US officials downplay Arab nations splitting with Qatar


U.S. officials are downplaying the growing dissension between Qatar and four other Arab nations, saying the dispute will not affect the fight against the Islamic State in Iraq and Syria (ISIS).

“I do not expect that this will have any significant impact, if any impact at all, on the unified — the unified fight against terrorism in the region or globally,” Secretary of State Rex Tillerson told reporters in Australia on Monday.

Early Monday, Bahrain, Egypt, Saudi Arabia and the United Arab Emirates announced they were cutting diplomatic ties with Qatar, citing what they say is Qatar’s support for extremist groups and its relations with Iran.

{mosads}The four countries also said they would cut off sea and air traffic, while Saudi Arabia added it would also shut down its land border with Qatar.

Qatar denies any support for militant groups and says the crisis is being fueled by “absolute fabrications” and is a “violation of its sovereignty.”

The United States has about 10,000 troops at Udeid Air Base in Doha, Qatar’s capital. The base is the Unites States’ largest in the Middle East, the forward headquarters of Central Command and the staging area for much of the war against ISIS.

Speaking at a news conference after meetings in Australia, Tillerson encouraged the countries to work out their differences.

“I think what we’re witnessing is a growing list of disbelief in the countries for some time, and they’ve bubbled up to take action in order to have those differences addressed,” Tillerson said. “We certainly would encourage the parties to sit down together and address these differences.”

Defense Secretary James Mattis, speaking alongside Tillerson in Australia, also said he doesn’t believe the rift will affect the ISIS fight.

“I am positive there will be no implications coming out of this dramatic situation at all, and I say that based on the commitment that each of these nations that you just referred to have made to this fight,” Mattis said.

Mattis added that he believes the issue will “resolve itself” but that the timing depends on Iran’s behavior.

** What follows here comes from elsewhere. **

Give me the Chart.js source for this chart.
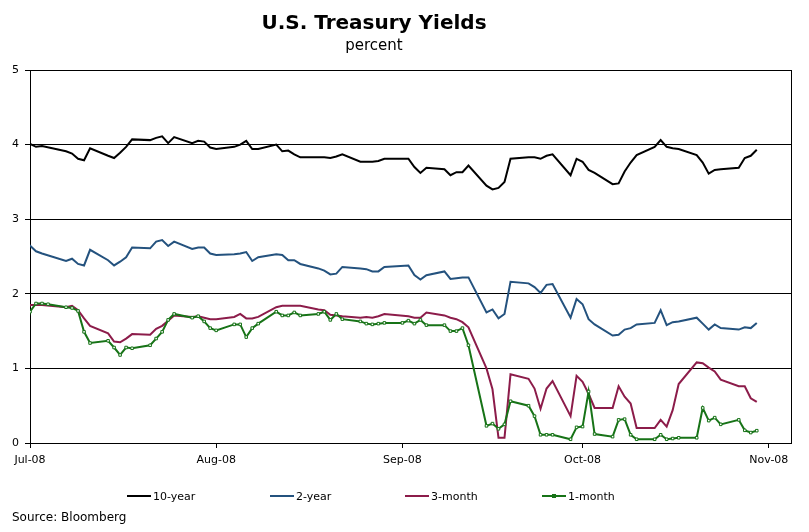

“I believe Iran’s actions speak louder than anyone’s words, and they are going to incite the international community in that region to try to block them in the various destabilizing efforts that they are undertaking right now, from Syria, where [President Bashar] Assad remains in power today because of Iran’s actions, to Yemen, where they have been contributing in an unhelpful way to a war that is marooning millions of people and leaving them vulnerable to starvation and health problems and violence,” he said.

“So I think it’s Iran’s actions that will speak most loudly, and the diplomatic situation, it will probably take some time — I don’t know how long — but it will be resolved.”